At the end of March, three A.C.E. Central Office members embarked on separate journeys to Latin America. Jennifer Jameson, our Senior Accountant, headed to the Yucatan. Davey Young, our Admin and Enrollment Assistant, set off to Panama. Shirley Henderson, our Enrollment Services Manager, visited Brazil, and was the only among them there on business.
“I recently took a trip with my boyfriend, Harry, to the Yucatan Peninsula in Mexico. Our travels took us to a wide range of places, from the tourist destination of Cancun, to ancient Mayan ruins, a Spanish Colonial city, small villages, and a coastal town with access to beaches, and wildlife preserve.
“At the famous site of Chichen Itza, our guide taught us about the ancient Mayans and their sophisticated knowledge of mathematics and astronomy. Here we learned that peoples from other regions of Mexico such as the Toltecs joined the Mayans, and the different cultures influenced each other in significant ways.
“A highlight was discovering the existence of a geological feature peculiar to the Yucatan. A cenote is a natural sinkhole in the limestone shelf, connected to the underground rivers of the Yucatan Peninsula. Some are very deep pits, with vines and tree roots trailing down to the water, while others are enclosed or domed caves. Called dzonot by the ancient Mayans, they were considered the gateway to the underworld, and were the main water supply for the original inhabitants.
“Tulum, situated on the Caribbean coast, was the location of the only Mayan city built right on the ocean. South of the spectacular ruins is a strip of “eco-hotels” along the beach that operate entirely off the grid. Most of them rely upon solar and/or wind energy to provide electricity for part of the day, but some of the resorts also employed generators.
“Just south of the “hotel zone” is the Sian Ka’an Biosphere Preserve. This vast area of wetlands is best toured via boat. We were lucky enough to meet a native tour operator, and he brought us on a boat through the lagoons and waterways. The tour includes a “body float” through a canal lined with mangroves and orchids – very serene and beautiful.
“Although this was a short visit, we managed to gain a great appreciation for the history, culture and natural beauty of this region. By avoiding tour-buses and organized groups, we were better able to make connections with local people and support their community run enterprises, as well as engendering a sense of adventure and discovery. ”

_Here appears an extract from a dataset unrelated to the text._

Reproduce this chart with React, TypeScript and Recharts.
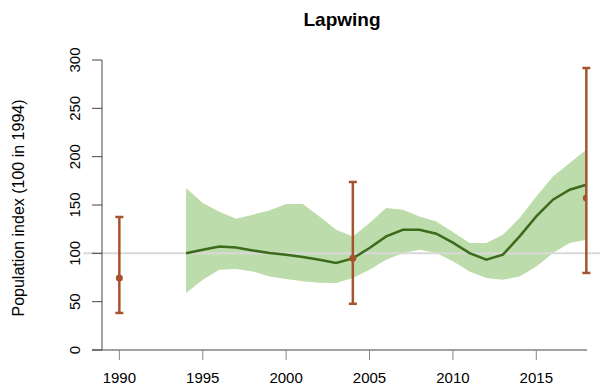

“My girlfriend, Joanna, and I flew into Panama City before taking a flight to David in the southwest province of Chirqui. We spent most of our trip in this region, first heading up to Boquete, a town at the base of Mt. Baru, Central America’s only active volcano and tallest peak. From here, we explored the high cloud forest via scooter, went hiking, and took a zip-line canopy tour.
“After a few days we headed back to David to catch a bus to the town of Horconcitos, where we then took a cab to the fishing village of Boca Chica, and finally a water taxi to the Isle of Boca Brava. We were lucky enough to get a room at the island’s only hostel, and it was a good thing, too, since they didn’t take reservations. Exploring the island was a lot of fun, and we saw more than our fair share of howler monkeys along the way. We also ate a lot of excellent seafood, and everyone we met was exceedingly friendly.
“My favorite experience was hiring a local fisherman to take us to an uninhabited island where we snorkeled along pristine white sand beaches. Joanna found it very rewarding that her Spanish carried us the whole way. (I hardly speak a word!) Our last day was spent exploring Panama City, notably the Causeway and Casco Viejo. The vast differences among wealth and class between these neighborhoods was stunning. It was disquieting to see a place with so much wealth and that allows so many people to live in utter poverty.
“Eight days hardly seemed enough, but we left with a great appreciation for Panama’s natural beauty and complex culture.”
“Escaping the cold-cloudy-drizzle of the Pacific Northwest to bask on the beaches of Ipanema and Copacabana was a sacrifice I was willing to make for the well being of A.C.E. Our Language Institutes have been lacking a Latin American presence, and with Brazil as an up and coming economic power, the trip to visit my family in Brazil turned into a great opportunity to do a little marketing.
“In between touring the countryside and seeing the pristine beaches of Ille Grande, I also had the opportunity to visit four different agencies in Rio with very promising results. I met with the Business Development Specialist, Genard Burity, working in Rio for the US Department of Commerce. In our meeting, Genard informed me that nearly 100,000 US student visas are issued annually to Brazilian students, most of whom are coming to the States to study English! I will be maintaining connections with the contacts I made while there and hopefully we can begin to tap into the river of Brazilian students coming to the US.”